Magical mottoes are the magical nicknames, pen names, or pseudonyms taken by individuals in a number of magical organizations. These members were known and sometimes referred to in many publications by these mottoes. Members of these organizations typically adopted such a motto at their initiation into the neophyte grade of the organizations.

Magical mottoes are taken in order to separate the magician's magical identity from their mundane identity within the context of magical work. Within the highly influential tradition of the Hermetic Order of the Golden Dawn, the mottoes chosen were usually in a foreign language, often but not always Latin. The mottoes were sometimes called the initiate's "aspiration name," and most contain high-minded sentiments and often literary allusions. Members were free to change them upon receiving initiations into higher degrees of the organizations; William Butler Yeats began as Festina Lente (Latin: "Make haste slowly") and changed it later in his career with the Golden Dawn.

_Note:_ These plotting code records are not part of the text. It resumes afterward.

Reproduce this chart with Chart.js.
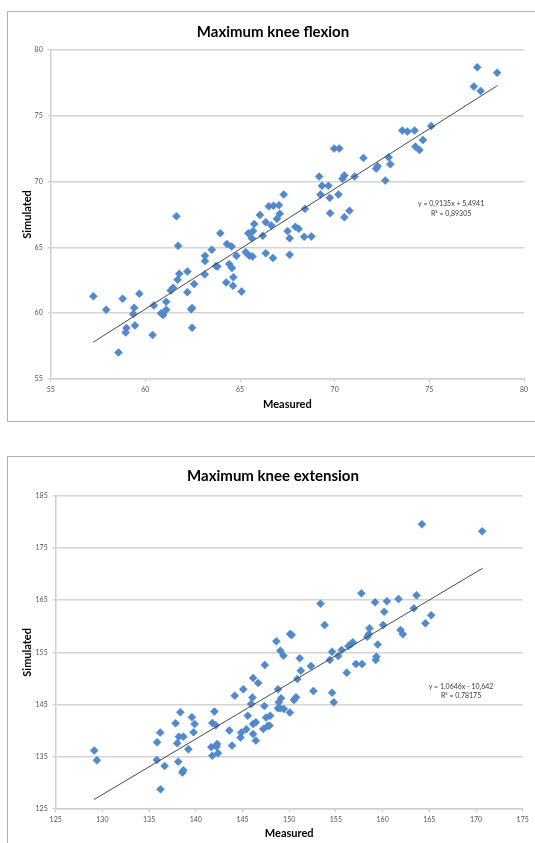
<!DOCTYPE html>
<html>
<head>
<meta charset="utf-8">
<script src="https://cdn.jsdelivr.net/npm/chart.js@4/dist/chart.umd.min.js"></script>
<style>
  html, body { margin: 0; padding: 0; background: #ffffff; overflow: hidden; width: 535px; height: 843px; }
  .frame { position: absolute; left: 7px; border: 1px solid #b3b3b3; background: #fff; }
  #f1 { top: 11px; width: 540px; height: 409px; }
  #f2 { top: 456px; width: 540px; height: 400px; }
  canvas { display: block; }
</style>
</head>
<body>
<div class="frame" id="f1"><canvas id="c1" width="530" height="409"></canvas></div>
<div class="frame" id="f2"><canvas id="c2" width="530" height="395"></canvas></div>
<script>
// ---------- Data: Maximum knee flexion ----------
const flexionMeasured = [57.25,57.93,58.58,58.8,59.0,58.96,59.36,59.41,59.45,59.68,60.45,60.38,60.83,60.94,61.1,61.1,61.34,61.46,61.64,61.73,61.7,61.79,62.22,62.22,62.42,62.47,62.47,62.58,63.14,63.15,63.15,63.51,63.73,63.8,63.96,64.27,64.31,64.43,64.56,64.57,64.63,64.65,64.81,65.08,65.3,65.44,65.49,65.62,65.66,65.69,65.75,66.05,66.2,66.36,66.36,66.52,66.65,66.74,66.77,66.95,67.06,67.1,67.31,67.51,67.62,67.62,67.92,68.1,68.39,68.43,68.77,69.18,69.25,69.33,69.67,69.74,69.76,69.97,70.24,70.2,70.41,70.51,70.51,70.78,71.05,71.52,72.19,72.27,72.67,72.85,72.94,73.57,73.84,74.22,74.26,74.48,74.66,75.1,77.35,77.53,77.71,78.58];
const flexionSimulated = [61.28,60.26,57.02,61.1,58.87,58.54,59.93,60.41,59.07,61.48,60.59,58.34,60.0,59.86,60.87,60.26,61.73,61.93,67.37,65.12,62.54,63.0,61.6,63.17,60.3,60.4,58.9,62.21,62.95,63.96,64.36,64.82,63.58,63.55,66.08,62.34,65.25,63.73,65.07,63.43,62.08,62.74,64.36,61.65,64.64,66.08,64.36,65.7,64.31,66.24,66.77,67.47,65.88,64.56,66.92,68.13,66.67,64.19,68.16,67.17,68.21,67.55,69.02,66.24,65.7,64.44,66.56,66.41,65.8,67.93,65.83,70.38,69.02,69.68,69.68,68.77,67.6,72.51,72.51,69.02,70.21,70.46,67.3,67.78,70.38,71.8,70.99,71.17,70.08,71.85,71.32,73.88,73.8,73.88,72.66,72.41,73.17,74.23,77.22,78.68,76.89,78.28];
const flexionTrendX = [57.25, 78.6];
const flexionTrendY = [57.8, 77.3];
const flexionEquation = ["y = 0,9135x + 5,4941", "R² = 0,89305"];
const flexionXTicks = [55, 80, 5];
const flexionYTicks = [55, 80, 5];

// ---------- Data: Maximum knee extension ----------
const extensionMeasured = [129.12,129.41,135.86,135.82,136.19,136.22,136.66,137.83,138.01,138.12,138.19,138.34,138.56,138.67,138.67,139.21,139.58,139.76,139.87,141.66,141.77,141.77,141.99,142.14,142.2,142.28,142.38,143.59,143.88,144.17,144.79,144.86,145.08,145.41,145.56,145.92,146.06,146.14,146.14,146.14,146.43,146.43,146.68,147.23,147.34,147.38,147.52,147.7,147.89,147.96,148.62,148.8,148.8,148.88,149.05,149.05,149.13,149.38,149.42,150.07,150.11,150.26,150.51,150.73,150.87,151.13,151.24,152.33,152.59,153.35,153.79,154.34,154.59,154.59,154.77,155.25,155.61,156.16,156.34,156.63,156.81,157.14,157.73,157.8,158.35,158.53,158.6,159.19,159.26,159.33,159.48,160.06,160.17,160.46,161.7,161.92,162.17,163.34,163.63,164.21,164.58,165.2,170.66];
const extensionSimulated = [136.18,134.33,137.78,134.4,139.63,128.78,133.25,141.41,137.6,134.07,138.86,143.52,131.97,132.42,138.86,136.44,142.56,139.69,141.29,136.85,135.22,141.48,143.65,141.03,136.95,137.45,135.67,140.01,137.14,146.71,138.67,139.63,147.92,140.27,142.88,145.12,146.33,150.09,141.29,139.37,141.61,138.1,149.13,140.34,144.73,152.58,142.5,140.9,140.97,142.88,157.11,147.92,144.28,145.43,155.33,144.28,146.2,154.37,144.16,143.46,158.52,158.33,145.88,146.39,149.9,153.86,151.5,152.39,147.6,164.32,160.24,153.54,155.13,147.28,145.43,154.3,155.45,151.11,156.22,156.6,156.92,152.77,166.3,152.77,158.0,158.52,159.6,164.58,153.54,154.18,156.48,160.24,162.79,164.77,165.22,159.29,158.46,163.43,165.92,179.51,160.56,162.09,178.17];
const extensionTrendX = [129.1, 170.7];
const extensionTrendY = [126.8, 171.1];
const extensionEquation = ["y = 1,0646x - 10,642", "R² = 0,78175"];
const extensionXTicks = [125, 175, 5];
const extensionYTicks = [125, 185, 10];

const FONT = "Lato, 'Open Sans', sans-serif";

const equationPlugin = {
  id: 'equation',
  afterDatasetsDraw(chart, args, opts) {
    const {ctx, scales} = chart;
    const px = scales.x.getPixelForValue(opts.x);
    const py = scales.y.getPixelForValue(opts.y);
    ctx.save();
    ctx.font = "7px " + FONT;
    ctx.fillStyle = '#3a3a3a';
    ctx.textAlign = 'center';
    ctx.textBaseline = 'middle';
    opts.lines.forEach((t, i) => ctx.fillText(t, px, py + i * 9.5));
    ctx.restore();
  }
};

function makeChart(id, cfg) {
  const pts = cfg.mx.map((v, i) => ({x: v, y: cfg.sy[i]}));
  const trend = cfg.tx.map((v, i) => ({x: v, y: cfg.ty[i]}));
  return new Chart(document.getElementById(id), {
    type: 'scatter',
    data: {
      datasets: [
        { data: trend, showLine: true, borderColor: '#4a4a4a', borderWidth: 1, pointRadius: 0, pointHoverRadius: 0, order: 0 },
        { data: pts, pointStyle: 'rectRot', pointRadius: 4, pointHoverRadius: 4,
          backgroundColor: '#5089cc', borderColor: '#4a80c2', borderWidth: 0.5, order: 1 }
      ]
    },
    plugins: [equationPlugin],
    options: {
      responsive: false,
      animation: false,
      devicePixelRatio: 1,
      layout: { padding: 0 },
      plugins: {
        legend: { display: false },
        tooltip: { enabled: false },
        title: {
          display: true, text: cfg.title, color: '#000',
          font: { family: FONT, size: 15, weight: 'bold', lineHeight: 1.2 },
          padding: { top: cfg.titleTop, bottom: cfg.titleBottom }
        },
        equation: { x: cfg.eqX, y: cfg.eqY, lines: cfg.eq }
      },
      scales: {
        x: {
          type: 'linear', min: cfg.xt[0], max: cfg.xt[1],
          ticks: { stepSize: cfg.xt[2], color: '#555', font: { family: FONT, size: 7 }, padding: 4 },
          grid: { display: true, drawOnChartArea: false, drawTicks: true, tickLength: 3, color: '#c8c8c8' },
          border: { display: true, color: '#cfcfcf', width: 1.5 },
          title: { display: true, text: 'Measured', color: '#000',
                   font: { family: FONT, size: 11, weight: 'bold', lineHeight: 1.2 },
                   padding: { top: 0, bottom: cfg.xTitleBottom } },
          afterFit(s) { s.height = cfg.xAxisH; s.paddingRight = cfg.padRight; }
        },
        y: {
          type: 'linear', min: cfg.yt[0], max: cfg.yt[1],
          ticks: { stepSize: cfg.yt[2], color: '#555', font: { family: FONT, size: 7 }, padding: 5 },
          grid: { display: true, drawOnChartArea: true, drawTicks: true, tickLength: 3, color: '#d4d4d4', lineWidth: 1.5 },
          border: { display: true, color: '#cfcfcf', width: 1.5 },
          title: { display: true, text: 'Simulated', color: '#000',
                   font: { family: FONT, size: 11, weight: 'bold', lineHeight: 1.2 },
                   padding: { top: 12.4, bottom: 0 } },
          afterFit(s) { s.width = cfg.yAxisW; }
        }
      }
    }
  });
}

makeChart('c1', {
  title: 'Maximum knee flexion',
  mx: flexionMeasured, sy: flexionSimulated, tx: flexionTrendX, ty: flexionTrendY,
  xt: flexionXTicks, yt: flexionYTicks, eq: flexionEquation, eqX: 76.15, eqY: 68.3,
  titleTop: 10.7, titleBottom: 9.3, xAxisH: 42, xTitleBottom: 10.4, yAxisW: 42.7, padRight: 14
});

makeChart('c2', {
  title: 'Maximum knee extension',
  mx: extensionMeasured, sy: extensionSimulated, tx: extensionTrendX, ty: extensionTrendY,
  xt: extensionXTicks, yt: extensionYTicks, eq: extensionEquation, eqX: 168.4, eqY: 148.5,
  titleTop: 9.7, titleBottom: 11.0, xAxisH: 43, xTitleBottom: 12.4, yAxisW: 47.7, padRight: 15.3
});
</script>
</body>
</html>
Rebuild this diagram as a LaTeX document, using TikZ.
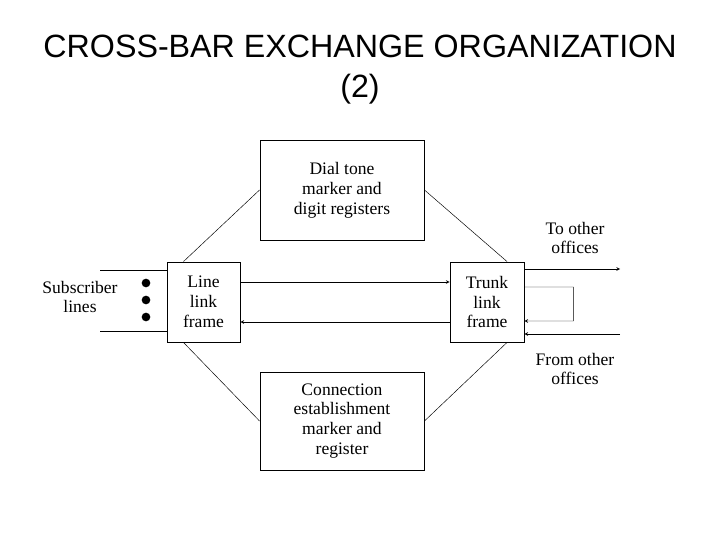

Within the Golden Dawn tradition, documents and instructions were typically issued under the initials of the magical mottoes of their authors. For example, the document Of Skrying and Travelling in the Spirit-Vision was written by Moina Mathers, and as such appears credited to "Soror V.N.R.", standing for her motto Vestigia Nulla Retrorsum. And, The Tree of Life as Projected as a Solid Sphere is credited to "S.R.M.D.", indicating that its author was Samuel Liddell MacGregor Mathers. Within this tradition, users of magical mottoes typically referred to each other in their capacity as initiates as Frater (men) or Soror (women), Latin for "brother" and "sister" respectively, followed by the initials of their magical mottoes.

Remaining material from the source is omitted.